As it predictably turns out, Lion El’Jonson is a primarch and Zahariel and friends are recruited and turned into space marines of the Dark Angels legion. They go on to have adventures and not learn from their mistakes ever at all, because boys will be boys and the Emperor knows best. Little did I know that Mitchel Scanlon wasn’t finished cockblocking readers who were looking for a bit more provocation.

The Dark Angels get stationed on a planet called Sarosh, with orders to take over for the White Scars legion. The White Scars have, for the past year, been trying to penetrate the planet’s convoluted bureaucratic system to make the Saroshi people “compliant.”

Sarosh is portrayed as a peaceful if slightly slow-paced utopia, so naturally the Dark Angels are super annoyed to be there because they won’t be allowed to shoot guns and fuck shit up in the Emperor’s name. I got my hopes up again and thought that Scanlon had been saving his Big Subversive Message for later in the novel, when the stakes were higher.

But no. The Saroshi try to blow up the Dark Angels’ ship because, twist ending, this isn’t just a confusing but benign foreign bureaucracy – it’s a terrorist organization and a cult. Everyone knows that if you aren’t willing to conform to the Imperium’s will it means that you are literally Satan.

Oh, and it’s bad. The Dark Angels discover that the Saroshi people are not actually human but rather non-Euclidian nightmare creatures disguised as humans who worship some sort of shapeless Lovecraftian blob thing, sacrificing millions of their own kin to its insatiable hunger.

Okay. I will say: the book has a cool ending, and readers who are reading it because they love 40K in all its stupid, ridiculous glory will love it. It’s action-packed and bombastic and dripping with gory chainsword porn.

Descent is a unique story in terms of the Horus Heresy novels, and I appreciated where it came from. As with most Black Library books, I can’t know exactly how much blame to lay on the author himself, and how much to lay on the publishers behind Warhammer “U.S.A.! U.S.A.!” 40K.

Now, obviously I don’t think that Black Library authors need to be inserting tidbits of philosophy into every other paragraph because these are supposed to be action/adventure books and people are reading them for the alien-slaying, not the abyss-gazing. That said, the moral lessons in this novel seem so obvious that the fact that they are not explored at all makes the story feel disjointed. It’s like Mitchel Scanlon had some kind of shock collar on while he was writing it, and got jolted every time he even hinted at a critique of the deeply fucked up machinations of the 40K universe.

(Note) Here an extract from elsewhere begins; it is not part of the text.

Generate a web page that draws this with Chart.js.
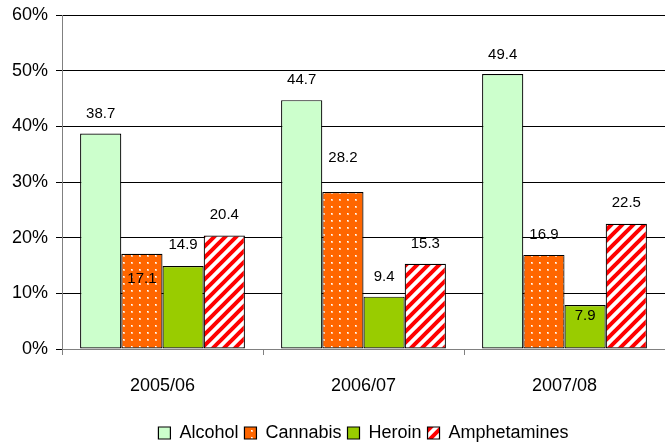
<!DOCTYPE html>
<html>
<head>
<meta charset="utf-8">
<script src="https://cdn.jsdelivr.net/npm/chart.js@4/dist/chart.umd.min.js"></script>
<style>
html,body{margin:0;padding:0;background:#fff;}
#wrap{width:665px;height:445px;}
</style>
</head>
<body>
<div id="wrap"><canvas id="c" width="665" height="445"></canvas></div>
<script>
const categories = ['2005/06', '2006/07', '2007/08'];
const alcohol = [38.7, 44.7, 49.4];
const cannabis = [17.1, 28.2, 16.9];
const heroin = [14.9, 9.4, 7.9];
const amphetamines = [20.4, 15.3, 22.5];
const yTicks = [0, 10, 20, 30, 40, 50, 60];

// label vertical offsets (px, relative to bar top) per series, per category
const labelDy = [
  [-20, -20, -19],
  [25, -34, -20],
  [-21, -20, 11],
  [-21, -20, -21]
];

function dotPattern() {
  const c = document.createElement('canvas');
  c.width = 8; c.height = 7;
  const g = c.getContext('2d');
  g.fillStyle = '#FF6600';
  g.fillRect(0, 0, 8, 7);
  g.fillStyle = '#FFC8A0';
  g.fillRect(3, 3, 2, 2);
  g.fillStyle = '#FFFFFF';
  g.fillRect(3, 3, 1, 1);
  return g.createPattern(c, 'repeat');
}
function stripePattern() {
  const s = 11;
  const c = document.createElement('canvas');
  c.width = s; c.height = s;
  const g = c.getContext('2d');
  g.fillStyle = '#FFFFFF';
  g.fillRect(0, 0, s, s);
  g.strokeStyle = '#FF0000';
  g.lineWidth = 4;
  g.beginPath();
  g.moveTo(-s, 2 * s); g.lineTo(2 * s, -s);
  g.moveTo(-2 * s, 2 * s); g.lineTo(s, -s);
  g.moveTo(0, 2 * s); g.lineTo(3 * s, -s);
  g.stroke();
  return g.createPattern(c, 'repeat');
}

const labelPlugin = {
  id: 'barLabels',
  afterDatasetsDraw(chart) {
    const ctx = chart.ctx;
    ctx.save();
    ctx.font = '15px "Liberation Sans", Arial, sans-serif';
    ctx.fillStyle = '#000';
    ctx.textAlign = 'center';
    ctx.textBaseline = 'middle';
    chart.data.datasets.forEach((ds, i) => {
      const meta = chart.getDatasetMeta(i);
      meta.data.forEach((bar, j) => {
        ctx.fillText(ds.data[j].toFixed(1), bar.x, bar.y + labelDy[i][j]);
      });
    });
    ctx.restore();
  }
};

const font = { family: '"Liberation Sans", Arial, sans-serif', size: 18 };

new Chart(document.getElementById('c'), {
  type: 'bar',
  data: {
    labels: categories,
    datasets: [
      { label: 'Alcohol', data: alcohol, backgroundColor: '#CCFFCC' },
      { label: 'Cannabis', data: cannabis, backgroundColor: dotPattern() },
      { label: 'Heroin', data: heroin, backgroundColor: '#99CC00' },
      { label: 'Amphetamines', data: amphetamines, backgroundColor: stripePattern() }
    ].map(d => Object.assign(d, {
      borderColor: '#000', borderWidth: 1.2, borderSkipped: false,
      categoryPercentage: 0.82, barPercentage: 1
    }))
  },
  options: {
    responsive: false,
    animation: false,
    layout: { padding: { top: 15, right: 0, left: 0, bottom: -7 } },
    plugins: {
      legend: {
        position: 'bottom',
        fullSize: false,
        labels: {
          font: font, color: '#000', boxWidth: 12, boxHeight: 12, padding: 6,
          useBorderRadius: false
        }
      },
      tooltip: { enabled: false }
    },
    scales: {
      x: {
        offset: true,
        grid: { display: true, drawOnChartArea: false, offset: true, tickLength: 6, color: '#808080' },
        border: { color: '#808080', width: 1 },
        ticks: { font: font, color: '#000', padding: 20 },
        afterFit(s) { s.height = 69; s.paddingLeft = 0; s.paddingRight = 0; }
      },
      y: {
        min: 0, max: 60,
        afterBuildTicks(s) { s.ticks = yTicks.map(v => ({ value: v })); },
        grid: { color: '#000', lineWidth: 1, tickLength: 6, drawTicks: true },
        border: { color: '#808080', width: 1 },
        ticks: { font: font, color: '#000', padding: 8, callback: v => v + '%' },
        afterFit(s) { s.width = 62; s.paddingTop = 0; s.paddingBottom = 0; }
      }
    }
  },
  plugins: [labelPlugin]
});
</script>
</body>
</html>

I understand that these novels are simply fleshing out a world that already exists with a fully-realized time frame of certain events, so there are things that you can’t actually change as an author coming in post-creation. But the world is also so massive that it’s pretty easy to tell sweeping, complex, even progressive stories without affecting the overall canon in the slightest.

Can you imagine how interesting it would be to have one Astartes legion realize what a dick move it is to force an apparently peaceful and civilized planet to arbitrarily conform to your system of government and religion? I know the space marines are clones bred for one purpose (war), but I consistently see Black Library authors trying to paint them as complex individuals with their own thoughts, desires and opinions, so I don’t think it would be such a stretch to have one of them go off the rails a little bit, have some sort of identity crisis.

Show me a 40K novel featuring a non-Imperial religion that doesn’t involve ritual sacrifice or demonic possession, that isn’t actually a malignant force. Show me humanity seeing an alien culture and going “you know what? This is actually better.” Show me the challenge and upheaval that comes with trying to impose your law and religion while still feeling empathy.

Or so help me God-Emperor, I will write it myself.